In this case, I was taking pictures of ye olde telegraphe poles along the B5105.  It was only much later when processing it for inclusion on this very website that I noticed the bizarre patch of blue lower right. 

I felt sure my photograph had inadvertently captured a small piece of blue sky - that fabled phenomena which occurs when the rain stops and the clouds part or thin sufficiently such that an observer may see the sky behind.

My wife wasn't convinced. And I needed to know so contacted Simon Keeling at Weatherweb.net.  He examined my image in the minutest detail and with some of the most cutting-edge forensic photographic equipment.  He also re-examined the weathercasts for the day in question and re-ran the meteorological models using all the sophisticated computing power at his disposal.
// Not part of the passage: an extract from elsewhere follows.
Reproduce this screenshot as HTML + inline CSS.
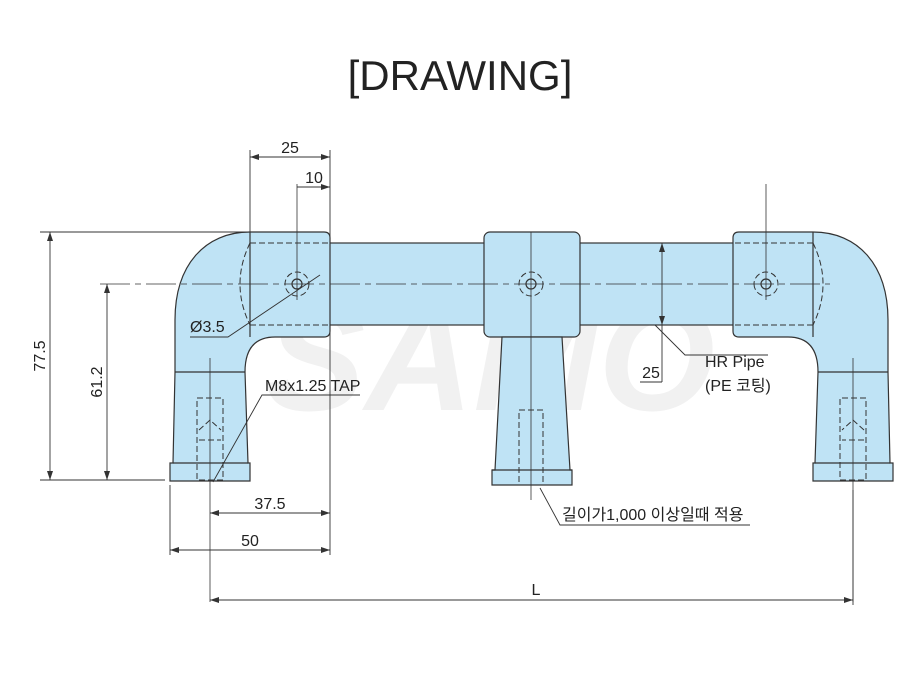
<!DOCTYPE html>
<html><head><meta charset="utf-8"><style>
html,body{margin:0;padding:0;background:#fff;}
svg{display:block;}
text{font-family:"Liberation Sans","Noto Sans CJK KR",sans-serif;fill:#222;}
</style></head><body>
<svg width="921" height="700" viewBox="0 0 921 700" xmlns="http://www.w3.org/2000/svg">
<text x="460" y="90" font-size="42" text-anchor="middle">[DRAWING]</text>
<text x="490" y="410" font-size="150" font-style="italic" font-weight="bold" text-anchor="middle" style="fill:#f1f1f1">SAMO</text>
<g stroke="#333" stroke-width="1.2" fill="#bfe3f5">
<rect x="320" y="243" width="425" height="82"/>
<g id="el">
<path d="M250 232 L324 232 Q330 232 330 238 L330 331 Q330 337 324 337 L275 337 Q245 337 245 372 L248 463 L250 463 L250 481 L170 481 L170 463 L173 463 L175 372 L175 320 C175 265 205 232 250 232 Z"/>
<line x1="175" y1="372" x2="245" y2="372"/>
<line x1="250" y1="232" x2="250" y2="337" />
<line x1="173" y1="463" x2="248" y2="463"/>
<g fill="none" stroke-dasharray="6,3" stroke-width="1">
<path d="M250 243 L330 243 M250 325 L330 325"/>
<path d="M250 243 Q230 284 250 325"/>
<circle cx="297" cy="284" r="12"/>
<rect x="197" y="398" width="26" height="82"/>
<path d="M199 430 L210 420 L221 430 M199 440 L221 440"/>
</g>
<circle cx="297" cy="284" r="5" fill="none"/>
<line x1="297" y1="184" x2="297" y2="300" stroke-width="0.8"/>
<line x1="210" y1="358" x2="210" y2="602" stroke-width="0.8"/>
</g>
<use href="#el" transform="translate(1063,0) scale(-1,1)"/>
<rect x="484" y="232" width="96" height="105" rx="6"/>
<path d="M502 337 L562 337 L570 470 L572 470 L572 485 L492 485 L492 470 L495 470 Z"/>
<line x1="492" y1="470" x2="572" y2="470"/>
<g fill="none" stroke-dasharray="6,3" stroke-width="1">
<circle cx="531" cy="284" r="12"/>
<rect x="519" y="410" width="24" height="75"/>
</g>
<circle cx="531" cy="284" r="5" fill="none"/>
<line x1="531" y1="232" x2="531" y2="500" stroke-width="0.8"/>
</g>
<line x1="100" y1="284" x2="830" y2="284" stroke="#333" stroke-width="0.8" stroke-dasharray="30,5,6,5"/>
<g stroke="#333" stroke-width="0.9" fill="none">
<line x1="40" y1="232" x2="250" y2="232"/>
<line x1="40" y1="480" x2="165" y2="480"/>
<line x1="50" y1="232" x2="50" y2="480"/>
<line x1="107" y1="284" x2="107" y2="480"/>
<line x1="250" y1="150" x2="250" y2="232"/>
<line x1="330" y1="150" x2="330" y2="555"/>
<line x1="250" y1="157" x2="330" y2="157"/>
<line x1="297" y1="187" x2="330" y2="187"/>
<line x1="170" y1="485" x2="170" y2="555"/>
<line x1="210" y1="513" x2="330" y2="513"/>
<line x1="170" y1="550" x2="330" y2="550"/>
<line x1="853" y1="490" x2="853" y2="605"/>
<line x1="210" y1="600" x2="853" y2="600"/>
<line x1="662" y1="243" x2="662" y2="382"/>
<line x1="640" y1="382" x2="662" y2="382"/>
<path d="M190 337 L228 337 L320 275"/>
<path d="M213 482 L262 395 L360 395"/>
<path d="M655 325 L685 355 L768 355"/>
<path d="M540 488 L560 525 L750 525"/>
</g>
<g fill="#333">
<path d="M50 232 l-3 9 h6z M50 480 l-3 -9 h6z M107 284 l-3 9 h6z M107 480 l-3 -9 h6z"/>
<path d="M250 157 l9 -3 v6z M330 157 l-9 -3 v6z M330 187 l-9 -3 v6z"/>
<path d="M210 513 l9 -3 v6z M330 513 l-9 -3 v6z M170 550 l9 -3 v6z M330 550 l-9 -3 v6z"/>
<path d="M210 600 l9 -3 v6z M853 600 l-9 -3 v6z M662 243 l-3 9 h6z M662 325 l-3 -9 h6z"/>
</g>
<g font-size="16">
<text x="290" y="153" text-anchor="middle">25</text>
<text x="314" y="183" text-anchor="middle">10</text>
<text x="190" y="332">Ø3.5</text>
<text x="265" y="391">M8x1.25 TAP</text>
<text x="270" y="509" text-anchor="middle">37.5</text>
<text x="250" y="546" text-anchor="middle">50</text>
<text x="536" y="595" text-anchor="middle">L</text>
<text x="651" y="378" text-anchor="middle">25</text>
<text x="705" y="367">HR Pipe</text>
<text x="705" y="391">(PE 코팅)</text>
<text x="562" y="520">길이가1,000 이상일때 적용</text>
<text transform="translate(45,356) rotate(-90)" text-anchor="middle">77.5</text>
<text transform="translate(102,382) rotate(-90)" text-anchor="middle">61.2</text>
</g>
</svg>
</body></html>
His answer was clear and unambiguous.  "The photograph was taken in August.  In Wales." he said. "Your camera's knackered!".

I have now bought myself a Samsung ES71.


 

Telegraph Pole Appreciation Day

A Telegraph Pole on a postcard


 September 21st

is

TELEGRAPH POLE
APPRECIATION DAY

get outside and....

hug a telegraph pole
take a photgraph of one
climb one 
write a poem about one
admire one

print off the postcard on the left
and stick it to your wall 

then...
mark this date in your calendar      

 

Society Annual Outing

Expedition 2011 - Tiree, The Hebrides, Scotia

Distribution poles on Tiree A week last saturday morning, the entire administration staff of the Telegraph Pole Appreciation Society boarded the society Smart CarTM and set course for the north.  Destination, first Oban, then the good ship M.V. Clansman for a 4 hour bucking and swaying across to the isle of Tiree.  Yes, we cleverly timed our jaunt to coincide with the fag-end of hurricane Katia thrashing its way up the west side of Britain.

Oh how we chuckled at the dictionary entry for Tiree which lists it as the sunniest place in the UK as we huddled by the wet sticks in the fireplace with the cottage roof rattling above our heads and the angry sea foam splashing against the windows.
Tiree's tiredest looking telegraph pole
But we did find the odd gap in the tempest to enjoy this delightful island.    Herewith a list of adjectives and descriptions for you to conjure with :  flat, peaceful, windy, sandy beaches, blue, interesting houses, lapwings, kite-surfers, fantastic views, seals, dramatic, peaceful - oh did I already say peaceful? 

Anyway, every holiday is a busman's and a bit of telegraph pole spotting always on the cards.  The flat vistas, particularly the central part of the island they call "the Reef" allows photos like that on the left; distribution poles disappearing off into perspective infinity (almost).  It was this kind of scene that first attracted me to the aesthetics of poles in my weird boyhood.

The other picture, taken through globs of rain on the lens shows Tiree's tiredest telegraph pole which clearly isn't long for this world.  Closer examination revealed its "do not resuscitate" notice.  We spoke in hushed tones in its presence.